▶ Work required:
Reproduce only the lines from the one containing "Write the seaborn" through the one containing "import seaborn as sns", exactly as written and with both ends included.

[Code that draws figures]
****************

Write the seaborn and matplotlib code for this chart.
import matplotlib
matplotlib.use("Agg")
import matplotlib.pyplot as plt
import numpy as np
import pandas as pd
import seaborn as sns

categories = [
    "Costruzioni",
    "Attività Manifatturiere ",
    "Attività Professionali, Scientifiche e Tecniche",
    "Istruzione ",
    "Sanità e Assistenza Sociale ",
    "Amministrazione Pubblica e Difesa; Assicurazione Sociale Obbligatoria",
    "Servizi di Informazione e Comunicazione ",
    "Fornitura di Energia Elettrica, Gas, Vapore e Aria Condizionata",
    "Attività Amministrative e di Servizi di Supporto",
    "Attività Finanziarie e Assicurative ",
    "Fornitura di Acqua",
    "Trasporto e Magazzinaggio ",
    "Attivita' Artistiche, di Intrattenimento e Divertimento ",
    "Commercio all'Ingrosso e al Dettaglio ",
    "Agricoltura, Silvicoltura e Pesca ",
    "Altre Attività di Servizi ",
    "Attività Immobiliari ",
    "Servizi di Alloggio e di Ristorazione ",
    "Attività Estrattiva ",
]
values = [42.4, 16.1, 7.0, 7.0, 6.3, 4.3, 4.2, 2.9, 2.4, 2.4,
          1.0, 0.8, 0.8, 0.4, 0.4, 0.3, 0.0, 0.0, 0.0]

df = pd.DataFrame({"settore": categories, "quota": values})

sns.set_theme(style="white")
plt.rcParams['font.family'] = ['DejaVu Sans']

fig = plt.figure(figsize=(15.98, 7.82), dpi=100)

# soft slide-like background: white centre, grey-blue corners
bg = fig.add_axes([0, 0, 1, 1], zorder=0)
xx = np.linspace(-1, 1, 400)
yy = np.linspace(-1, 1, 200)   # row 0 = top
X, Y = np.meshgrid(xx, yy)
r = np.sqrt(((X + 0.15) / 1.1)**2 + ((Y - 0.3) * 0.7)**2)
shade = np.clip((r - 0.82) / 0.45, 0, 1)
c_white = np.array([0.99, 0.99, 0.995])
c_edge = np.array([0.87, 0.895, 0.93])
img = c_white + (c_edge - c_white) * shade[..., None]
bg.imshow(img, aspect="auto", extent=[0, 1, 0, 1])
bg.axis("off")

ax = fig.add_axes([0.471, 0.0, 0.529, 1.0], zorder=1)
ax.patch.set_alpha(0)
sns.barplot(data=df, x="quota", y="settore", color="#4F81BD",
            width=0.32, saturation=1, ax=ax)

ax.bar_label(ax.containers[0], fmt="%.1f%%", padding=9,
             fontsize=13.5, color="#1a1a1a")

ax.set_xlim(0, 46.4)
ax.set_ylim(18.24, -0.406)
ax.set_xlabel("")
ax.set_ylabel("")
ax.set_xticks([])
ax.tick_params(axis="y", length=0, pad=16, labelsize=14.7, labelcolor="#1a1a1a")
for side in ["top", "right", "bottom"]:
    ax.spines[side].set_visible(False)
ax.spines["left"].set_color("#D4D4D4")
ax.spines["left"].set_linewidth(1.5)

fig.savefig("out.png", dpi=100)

****************

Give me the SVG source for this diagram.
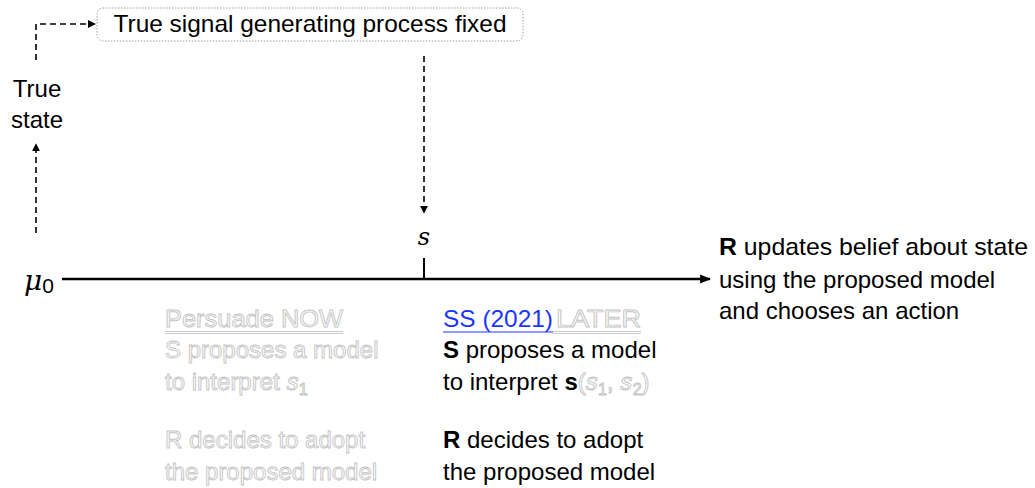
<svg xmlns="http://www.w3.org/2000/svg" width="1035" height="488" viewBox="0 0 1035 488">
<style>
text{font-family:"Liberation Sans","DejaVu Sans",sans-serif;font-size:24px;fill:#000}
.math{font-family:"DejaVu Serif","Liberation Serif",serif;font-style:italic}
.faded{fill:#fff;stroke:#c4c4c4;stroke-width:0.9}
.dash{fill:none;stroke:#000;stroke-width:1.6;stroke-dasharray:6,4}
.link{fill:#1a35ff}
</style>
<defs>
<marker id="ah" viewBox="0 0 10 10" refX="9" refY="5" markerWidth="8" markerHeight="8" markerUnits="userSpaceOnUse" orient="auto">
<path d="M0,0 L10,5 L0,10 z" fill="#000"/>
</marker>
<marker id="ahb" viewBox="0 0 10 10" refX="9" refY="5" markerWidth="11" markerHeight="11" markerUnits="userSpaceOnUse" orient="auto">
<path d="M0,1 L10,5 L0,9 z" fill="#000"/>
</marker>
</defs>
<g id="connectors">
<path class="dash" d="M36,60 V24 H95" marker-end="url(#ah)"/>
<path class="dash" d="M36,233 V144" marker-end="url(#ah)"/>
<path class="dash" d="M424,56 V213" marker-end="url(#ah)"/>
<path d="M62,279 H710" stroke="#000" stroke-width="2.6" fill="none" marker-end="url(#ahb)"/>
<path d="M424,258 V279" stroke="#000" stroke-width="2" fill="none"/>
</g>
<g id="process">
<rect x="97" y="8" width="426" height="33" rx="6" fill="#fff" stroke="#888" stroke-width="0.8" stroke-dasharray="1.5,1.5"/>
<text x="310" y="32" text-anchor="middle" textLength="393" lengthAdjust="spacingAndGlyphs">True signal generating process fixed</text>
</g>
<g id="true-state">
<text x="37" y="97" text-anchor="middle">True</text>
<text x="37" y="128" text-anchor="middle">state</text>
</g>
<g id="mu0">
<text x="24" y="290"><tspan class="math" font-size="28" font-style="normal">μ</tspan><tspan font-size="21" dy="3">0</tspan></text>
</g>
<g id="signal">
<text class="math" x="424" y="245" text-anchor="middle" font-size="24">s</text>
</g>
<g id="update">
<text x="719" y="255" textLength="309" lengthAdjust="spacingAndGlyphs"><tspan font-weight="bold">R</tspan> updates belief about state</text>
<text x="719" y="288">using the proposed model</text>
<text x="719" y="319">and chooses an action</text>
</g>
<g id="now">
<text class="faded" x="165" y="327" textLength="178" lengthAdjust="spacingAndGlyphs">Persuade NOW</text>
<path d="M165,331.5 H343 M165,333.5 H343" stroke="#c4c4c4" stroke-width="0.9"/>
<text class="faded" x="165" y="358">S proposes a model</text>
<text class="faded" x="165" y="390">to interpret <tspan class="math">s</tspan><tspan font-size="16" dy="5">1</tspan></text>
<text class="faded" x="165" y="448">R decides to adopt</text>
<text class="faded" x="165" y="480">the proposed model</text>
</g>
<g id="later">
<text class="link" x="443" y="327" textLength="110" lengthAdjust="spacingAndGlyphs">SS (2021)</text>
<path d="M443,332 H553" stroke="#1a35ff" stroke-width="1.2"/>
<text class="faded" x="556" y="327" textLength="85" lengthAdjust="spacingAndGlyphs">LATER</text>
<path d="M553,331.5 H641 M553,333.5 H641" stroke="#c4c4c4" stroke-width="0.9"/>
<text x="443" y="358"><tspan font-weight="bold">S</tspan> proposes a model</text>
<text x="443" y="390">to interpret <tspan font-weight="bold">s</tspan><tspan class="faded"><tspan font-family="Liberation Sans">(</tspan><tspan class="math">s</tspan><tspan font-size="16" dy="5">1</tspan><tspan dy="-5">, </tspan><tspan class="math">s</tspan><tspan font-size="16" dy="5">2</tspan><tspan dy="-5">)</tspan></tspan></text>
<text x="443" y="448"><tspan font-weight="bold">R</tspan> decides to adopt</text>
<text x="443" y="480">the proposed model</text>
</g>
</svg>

****************

▶ Written answer:
Write the seaborn and matplotlib code for this chart.
import matplotlib
matplotlib.use("Agg")
import matplotlib.pyplot as plt
import numpy as np
import pandas as pd
import seaborn as sns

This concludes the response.